Until one day, Sarita arrives with her friend, Jayashree, the sister of Sada Bahaar’s owner, to meet Raahi. Luckily, Arun, who sees them arrive, has to time to tell Dard that he will not meet them face to face. But he gives in to Sarita’s pleas to recite his poetry for them – upon one condition. He will recite it from behind the closed doors. Sarita quickly agrees, and joins him in the lovely ‘Itna na mujh se tu pyaar badha’.  

 

She’s thoroughly besotted with the man [whom I would have thought weird at the very least.]. When the song ends, she asks him if he will respond to her letters; yes, he says, provided she write to him in verse. She reluctantly agrees.

Arun is beginning to fall in love with her as well. But, one day, giving in to his younger sister’s pleading, Arun takes her to watch a movie. And who should be there at the theatre but Sarita with Romeo. Sarita, upset, leaves at once. 

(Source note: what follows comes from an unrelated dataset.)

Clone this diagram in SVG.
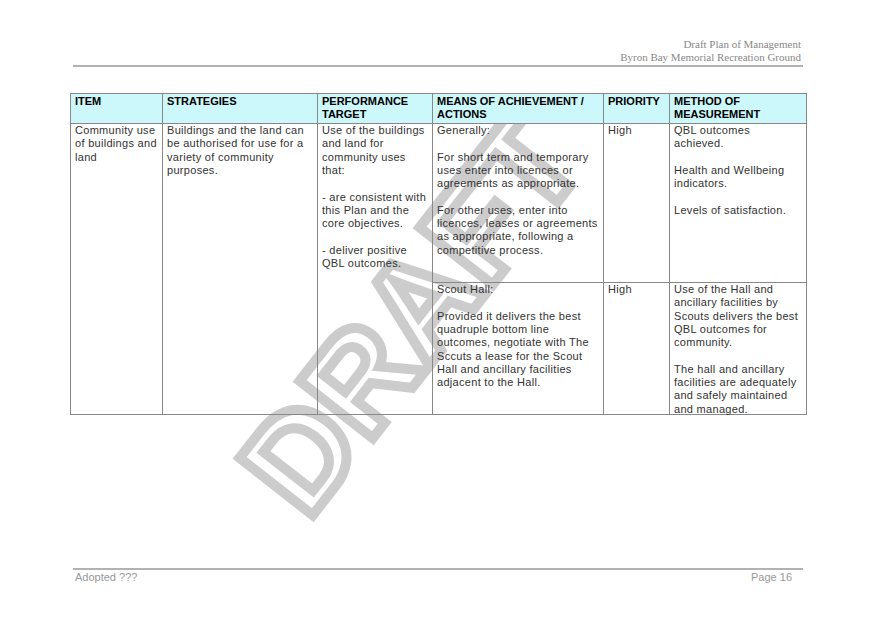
<svg xmlns="http://www.w3.org/2000/svg" width="875" height="619" viewBox="0 0 875 619">
<style>
.t{font-family:"Liberation Sans",Arial,sans-serif;font-size:11px;letter-spacing:0.3px;fill:#333}
.h{font-family:"Liberation Sans",Arial,sans-serif;font-size:11px;font-weight:bold;fill:#000}
.s{font-family:"Liberation Serif",serif;font-size:11px;fill:#888}
.f{font-family:"Liberation Sans",Arial,sans-serif;font-size:11px;fill:#999}
.l{stroke:#888;stroke-width:1;fill:none}
</style>
<rect width="875" height="619" fill="#fff"/>
<g id="header">
<text class="s" x="801" y="48" text-anchor="end">Draft Plan of Management</text>
<text class="s" x="801" y="61" text-anchor="end">Byron Bay Memorial Recreation Ground</text>
<line x1="73" y1="66" x2="803" y2="66" stroke="#999" stroke-width="1.5"/>
</g>
<g id="watermark">
<text x="0" y="0" transform="translate(420,320) rotate(-52)" text-anchor="middle" dominant-baseline="middle" font-family="Liberation Sans,Arial,sans-serif" font-weight="bold" font-size="135" fill="none" stroke="#cccccc" stroke-width="10">DRAFT</text>
</g>
<g id="table">
<rect x="70.5" y="93.5" width="736" height="30" fill="#ccf8fb"/>
<g class="l">
<rect x="70.5" y="93.5" width="736" height="321"/>
<line x1="70.5" y1="123.5" x2="806.5" y2="123.5"/>
<line x1="432.5" y1="282.5" x2="806.5" y2="282.5"/>
<line x1="162.5" y1="93.5" x2="162.5" y2="414.5"/>
<line x1="317.5" y1="93.5" x2="317.5" y2="414.5"/>
<line x1="432.5" y1="93.5" x2="432.5" y2="414.5"/>
<line x1="603.5" y1="93.5" x2="603.5" y2="414.5"/>
<line x1="669.5" y1="93.5" x2="669.5" y2="414.5"/>
</g>
<text class="h" x="75" y="105">ITEM</text>
<text class="h" x="167" y="105">STRATEGIES</text>
<text class="h" x="322" y="105">PERFORMANCE</text>
<text class="h" x="322" y="118">TARGET</text>
<text class="h" x="437" y="105">MEANS OF ACHIEVEMENT /</text>
<text class="h" x="437" y="118">ACTIONS</text>
<text class="h" x="608" y="105">PRIORITY</text>
<text class="h" x="674" y="105">METHOD OF</text>
<text class="h" x="674" y="118">MEASUREMENT</text>
<text class="t" x="75" y="134">Community use<tspan x="75" dy="13.3">of buildings and</tspan><tspan x="75" dy="13.3">land</tspan></text>
<text class="t" x="167" y="134">Buildings and the land can<tspan x="167" dy="13.3">be authorised for use for a</tspan><tspan x="167" dy="13.3">variety of community</tspan><tspan x="167" dy="13.3">purposes.</tspan></text>
<text class="t" x="322" y="134">Use of the buildings<tspan x="322" dy="13.3">and land  for</tspan><tspan x="322" dy="13.3">community uses</tspan><tspan x="322" dy="13.3">that:</tspan><tspan x="322" dy="26.6">- are consistent with</tspan><tspan x="322" dy="13.3">this Plan and the</tspan><tspan x="322" dy="13.3">core objectives.</tspan><tspan x="322" dy="26.6">- deliver positive</tspan><tspan x="322" dy="13.3">QBL outcomes.</tspan></text>
<text class="t" x="437" y="134">Generally:<tspan x="437" dy="26.6">For short term and temporary</tspan><tspan x="437" dy="13.3">uses enter into licences or</tspan><tspan x="437" dy="13.3">agreements as appropriate.</tspan><tspan x="437" dy="26.6">For other uses, enter into</tspan><tspan x="437" dy="13.3">licences, leases or agreements</tspan><tspan x="437" dy="13.3">as appropriate, following a</tspan><tspan x="437" dy="13.3">competitive process.</tspan></text>
<text class="t" x="608" y="134">High</text>
<text class="t" x="674" y="134">QBL outcomes<tspan x="674" dy="13.3">achieved.</tspan><tspan x="674" dy="26.6">Health and Wellbeing</tspan><tspan x="674" dy="13.3">indicators.</tspan><tspan x="674" dy="26.6">Levels of satisfaction.</tspan></text>
<text class="t" x="437" y="293">Scout Hall:<tspan x="437" dy="26.6">Provided it delivers the best</tspan><tspan x="437" dy="13.3">quadruple bottom line</tspan><tspan x="437" dy="13.3">outcomes, negotiate with The</tspan><tspan x="437" dy="13.3">Sccuts a lease for the Scout</tspan><tspan x="437" dy="13.3">Hall and ancillary facilities</tspan><tspan x="437" dy="13.3">adjacent to the Hall.</tspan></text>
<text class="t" x="608" y="293">High</text>
<text class="t" x="674" y="293">Use of the Hall and<tspan x="674" dy="13.3">ancillary facilities by</tspan><tspan x="674" dy="13.3">Scouts delivers the best</tspan><tspan x="674" dy="13.3">QBL outcomes for</tspan><tspan x="674" dy="13.3">community.</tspan><tspan x="674" dy="26.6">The hall and ancillary</tspan><tspan x="674" dy="13.3">facilities are adequately</tspan><tspan x="674" dy="13.3">and safely maintained</tspan><tspan x="674" dy="13.3">and managed.</tspan></text>
</g>
<g id="footer">
<line x1="73" y1="569" x2="803" y2="569" stroke="#999" stroke-width="1.5"/>
<text class="f" x="75" y="581">Adopted ???</text>
<text class="f" x="792" y="581" text-anchor="end">Page 16</text>
</g>
</svg>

So upset is she that when Arun comes for her birthday party, with Raahi’s latest book as a present, she ignores him and flirts with Romeo.

 

Unaware of the reason for her anger, Arun sings ‘Aansoo samjhke kyun mujhe’, which at least has the effect of making Sarita’s heart melt towards him. [Given that neither of them has even spoken to each other of their attraction – or even showed any signs of it yet – much less have a relationship, this must be the weirdest heartbreak song ever.]

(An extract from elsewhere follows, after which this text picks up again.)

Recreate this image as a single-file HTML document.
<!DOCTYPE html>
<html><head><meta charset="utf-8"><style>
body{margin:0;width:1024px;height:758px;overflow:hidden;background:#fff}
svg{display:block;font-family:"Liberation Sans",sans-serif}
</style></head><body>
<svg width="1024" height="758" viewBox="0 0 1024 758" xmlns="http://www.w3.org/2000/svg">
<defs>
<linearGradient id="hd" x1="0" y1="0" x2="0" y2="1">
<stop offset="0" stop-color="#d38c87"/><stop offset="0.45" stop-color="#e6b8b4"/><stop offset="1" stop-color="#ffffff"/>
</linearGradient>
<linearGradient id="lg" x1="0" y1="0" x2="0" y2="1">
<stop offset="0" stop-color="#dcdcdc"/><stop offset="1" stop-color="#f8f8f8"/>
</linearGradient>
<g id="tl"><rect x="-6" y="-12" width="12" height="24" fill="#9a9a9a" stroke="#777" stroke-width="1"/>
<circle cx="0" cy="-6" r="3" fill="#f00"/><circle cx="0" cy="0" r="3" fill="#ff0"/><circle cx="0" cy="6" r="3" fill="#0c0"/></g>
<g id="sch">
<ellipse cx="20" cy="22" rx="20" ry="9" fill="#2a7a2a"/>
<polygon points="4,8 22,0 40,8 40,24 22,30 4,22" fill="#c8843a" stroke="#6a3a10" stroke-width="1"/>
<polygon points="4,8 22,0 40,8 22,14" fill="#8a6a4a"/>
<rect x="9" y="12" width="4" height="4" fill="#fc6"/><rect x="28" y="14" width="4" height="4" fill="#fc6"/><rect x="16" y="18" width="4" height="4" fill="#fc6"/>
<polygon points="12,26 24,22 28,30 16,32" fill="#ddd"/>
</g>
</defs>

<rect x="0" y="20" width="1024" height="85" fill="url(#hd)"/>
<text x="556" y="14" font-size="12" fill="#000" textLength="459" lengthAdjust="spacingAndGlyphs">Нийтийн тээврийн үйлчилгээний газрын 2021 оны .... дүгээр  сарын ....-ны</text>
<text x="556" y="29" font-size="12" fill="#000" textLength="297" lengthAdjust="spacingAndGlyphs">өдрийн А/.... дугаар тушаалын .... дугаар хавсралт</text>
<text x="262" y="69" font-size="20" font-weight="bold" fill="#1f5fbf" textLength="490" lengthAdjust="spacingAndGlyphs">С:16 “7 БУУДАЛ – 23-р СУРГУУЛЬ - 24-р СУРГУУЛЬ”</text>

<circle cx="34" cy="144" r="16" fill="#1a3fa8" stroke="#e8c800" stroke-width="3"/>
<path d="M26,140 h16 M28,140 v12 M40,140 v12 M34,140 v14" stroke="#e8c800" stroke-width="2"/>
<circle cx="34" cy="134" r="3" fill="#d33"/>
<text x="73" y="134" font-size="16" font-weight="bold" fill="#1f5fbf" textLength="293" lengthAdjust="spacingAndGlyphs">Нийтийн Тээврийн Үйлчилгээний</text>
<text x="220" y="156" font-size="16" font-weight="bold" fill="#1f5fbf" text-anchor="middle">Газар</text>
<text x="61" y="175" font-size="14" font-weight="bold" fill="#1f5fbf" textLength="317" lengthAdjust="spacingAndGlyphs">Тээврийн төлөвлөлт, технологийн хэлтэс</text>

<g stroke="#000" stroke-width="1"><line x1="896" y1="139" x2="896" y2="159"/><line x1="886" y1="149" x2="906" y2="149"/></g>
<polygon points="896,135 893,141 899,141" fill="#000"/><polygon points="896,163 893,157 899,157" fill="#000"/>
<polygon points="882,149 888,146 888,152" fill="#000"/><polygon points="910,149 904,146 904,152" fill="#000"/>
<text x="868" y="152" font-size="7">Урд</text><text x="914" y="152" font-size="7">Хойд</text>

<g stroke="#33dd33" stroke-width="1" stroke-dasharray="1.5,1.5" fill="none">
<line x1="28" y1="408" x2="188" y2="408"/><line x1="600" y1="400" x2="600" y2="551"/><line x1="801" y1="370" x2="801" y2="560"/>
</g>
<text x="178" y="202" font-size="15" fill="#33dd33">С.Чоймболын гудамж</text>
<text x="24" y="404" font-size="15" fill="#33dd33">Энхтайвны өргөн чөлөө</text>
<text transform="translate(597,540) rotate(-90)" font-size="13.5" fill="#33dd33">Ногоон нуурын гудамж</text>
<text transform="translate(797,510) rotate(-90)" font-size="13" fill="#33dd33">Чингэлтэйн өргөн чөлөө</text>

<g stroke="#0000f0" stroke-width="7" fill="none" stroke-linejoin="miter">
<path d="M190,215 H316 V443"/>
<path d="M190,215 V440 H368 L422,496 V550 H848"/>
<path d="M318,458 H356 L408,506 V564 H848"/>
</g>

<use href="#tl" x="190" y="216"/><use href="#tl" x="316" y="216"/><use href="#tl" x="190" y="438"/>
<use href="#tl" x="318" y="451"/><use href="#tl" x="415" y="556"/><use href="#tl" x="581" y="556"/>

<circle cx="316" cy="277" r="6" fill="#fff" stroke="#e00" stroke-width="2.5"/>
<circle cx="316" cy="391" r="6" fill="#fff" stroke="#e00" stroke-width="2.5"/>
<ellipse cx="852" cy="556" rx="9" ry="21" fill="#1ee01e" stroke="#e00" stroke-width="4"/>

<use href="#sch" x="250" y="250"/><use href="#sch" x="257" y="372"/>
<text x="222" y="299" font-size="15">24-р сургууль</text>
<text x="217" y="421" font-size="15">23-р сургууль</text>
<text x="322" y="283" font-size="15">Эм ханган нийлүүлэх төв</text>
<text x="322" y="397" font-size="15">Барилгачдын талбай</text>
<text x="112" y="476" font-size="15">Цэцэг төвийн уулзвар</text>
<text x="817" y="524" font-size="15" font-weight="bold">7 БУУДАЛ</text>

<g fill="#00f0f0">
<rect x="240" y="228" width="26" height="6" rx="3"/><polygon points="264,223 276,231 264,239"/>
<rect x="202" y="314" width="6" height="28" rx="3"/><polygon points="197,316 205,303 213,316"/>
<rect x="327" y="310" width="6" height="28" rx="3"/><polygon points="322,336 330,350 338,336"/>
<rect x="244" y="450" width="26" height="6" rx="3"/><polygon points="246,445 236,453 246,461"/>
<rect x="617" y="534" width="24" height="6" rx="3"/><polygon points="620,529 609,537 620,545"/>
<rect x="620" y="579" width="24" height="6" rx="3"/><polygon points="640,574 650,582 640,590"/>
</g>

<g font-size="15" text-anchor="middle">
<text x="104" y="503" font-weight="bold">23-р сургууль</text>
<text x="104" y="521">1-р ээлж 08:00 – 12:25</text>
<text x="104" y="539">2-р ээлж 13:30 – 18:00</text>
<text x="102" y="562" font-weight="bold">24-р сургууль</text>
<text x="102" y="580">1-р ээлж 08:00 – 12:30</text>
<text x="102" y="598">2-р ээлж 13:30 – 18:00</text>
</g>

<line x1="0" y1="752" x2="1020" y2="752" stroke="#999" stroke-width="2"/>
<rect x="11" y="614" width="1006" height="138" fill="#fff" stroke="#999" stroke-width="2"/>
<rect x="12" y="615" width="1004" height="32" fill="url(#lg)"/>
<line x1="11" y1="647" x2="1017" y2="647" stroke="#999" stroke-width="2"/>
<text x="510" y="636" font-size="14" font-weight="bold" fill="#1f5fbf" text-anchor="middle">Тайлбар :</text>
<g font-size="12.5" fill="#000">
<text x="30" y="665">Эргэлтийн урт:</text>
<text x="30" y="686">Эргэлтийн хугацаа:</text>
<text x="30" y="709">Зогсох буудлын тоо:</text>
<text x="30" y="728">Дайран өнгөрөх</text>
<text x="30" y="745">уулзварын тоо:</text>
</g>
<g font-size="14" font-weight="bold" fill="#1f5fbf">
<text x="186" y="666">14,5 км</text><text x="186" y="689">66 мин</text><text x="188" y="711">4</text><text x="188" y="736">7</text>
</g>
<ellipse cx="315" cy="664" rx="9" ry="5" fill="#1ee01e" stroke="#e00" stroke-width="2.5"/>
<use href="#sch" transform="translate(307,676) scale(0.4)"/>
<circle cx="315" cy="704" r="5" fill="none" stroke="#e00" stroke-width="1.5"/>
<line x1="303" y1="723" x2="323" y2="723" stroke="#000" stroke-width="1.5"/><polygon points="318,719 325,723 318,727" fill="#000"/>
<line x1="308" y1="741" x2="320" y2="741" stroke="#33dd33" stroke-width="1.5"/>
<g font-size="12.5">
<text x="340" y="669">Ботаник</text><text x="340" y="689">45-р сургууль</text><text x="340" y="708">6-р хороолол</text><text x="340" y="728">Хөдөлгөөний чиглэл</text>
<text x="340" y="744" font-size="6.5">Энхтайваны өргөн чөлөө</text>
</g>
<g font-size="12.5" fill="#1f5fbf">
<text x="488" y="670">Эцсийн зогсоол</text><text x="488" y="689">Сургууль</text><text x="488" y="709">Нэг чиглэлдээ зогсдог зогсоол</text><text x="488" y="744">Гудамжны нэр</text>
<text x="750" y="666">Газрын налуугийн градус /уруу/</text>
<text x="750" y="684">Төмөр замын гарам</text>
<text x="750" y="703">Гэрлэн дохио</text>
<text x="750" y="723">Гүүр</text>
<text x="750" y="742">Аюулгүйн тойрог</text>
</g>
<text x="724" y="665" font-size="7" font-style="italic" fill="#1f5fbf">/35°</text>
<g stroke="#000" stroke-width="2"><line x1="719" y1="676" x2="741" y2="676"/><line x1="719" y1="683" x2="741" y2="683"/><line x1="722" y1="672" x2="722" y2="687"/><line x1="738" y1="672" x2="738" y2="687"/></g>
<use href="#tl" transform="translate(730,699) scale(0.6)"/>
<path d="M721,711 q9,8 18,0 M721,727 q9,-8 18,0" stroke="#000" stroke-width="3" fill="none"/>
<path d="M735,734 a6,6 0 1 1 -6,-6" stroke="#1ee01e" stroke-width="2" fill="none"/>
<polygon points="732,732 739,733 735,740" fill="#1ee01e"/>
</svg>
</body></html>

Matters are back to normal the next day, however, when Arun comes to tutor Sarita. Their conversation veers to Raahi again, and Sarita coaxes Arun to write a letter for her in verse. 

 

To which he responds. [So, Arun is basically writing to himself and responding to himself.] Unfortunately for him, the game is soon up – Sarita, who needs Arun’s help to respond to Raahi, visits his house and discovers that Arun and Raahi are one and the same person.

Where is all this going to end?

Well, if you have watched enough Hindi films, you know how it will end, but in the meantime, the lovers have other problems to worry about – the difference in their economic status, for instance. Sarita's parentage, for another.

 

Chhaya is not one of Hrishikesh Mukherjee’s ‘great’ films; the last half an hour, especially, is unnecessarily melodramatic. Nasir Hussain clutches his heart and gets to blub a bit though Nirupa Roy does get to do a little more than play a regulation mother who misplaces her child (even if she does find her almost at once). I would also have liked to have seen a little more of Sarita’s relationship with her mother/ayah. Sarita is fond of her ayah but baulks at calling her mother. When Arun addresses Manorama as 'aap', Sarita is amused - she's only an ayah. Sarita is written as a rather shallow young woman, and there's nothing in her narrative arc that gives her any depth.

Sunil Dutt and Asha Parekh look stunning together...


but I would also have liked a little more build up of the Arun-Sarita romance, which was equally shoddily written. I can understand Arun falling for Sarita, but Sarita has spent the better part of the first half of the film besotted by the mysterious ‘Raahi’, and her subsequent transfer of attention to Arun (even before she knows he's Raahi) is both hasty and inexplicable. Rukmini and Lali do nothing for the plot, though poor Lalita Pawar gets to be a strident witch in the pre-climax scene. Ashim Sen, usually likeable, is irritating as Romeo and vanishes without so much as a by-your-leave towards the end. In fact, for someone ostensibly invited for the express purpose of wooing the heiress, he does nothing of the sort. [But that could also be because the print I watched (Ultra) had scenes missing, and dialogues cut off mid-way.


All in all, not great but not bad. I would watch solely for Asha Parekh and Sunil Dutt, and for Salil Chowdhury's music.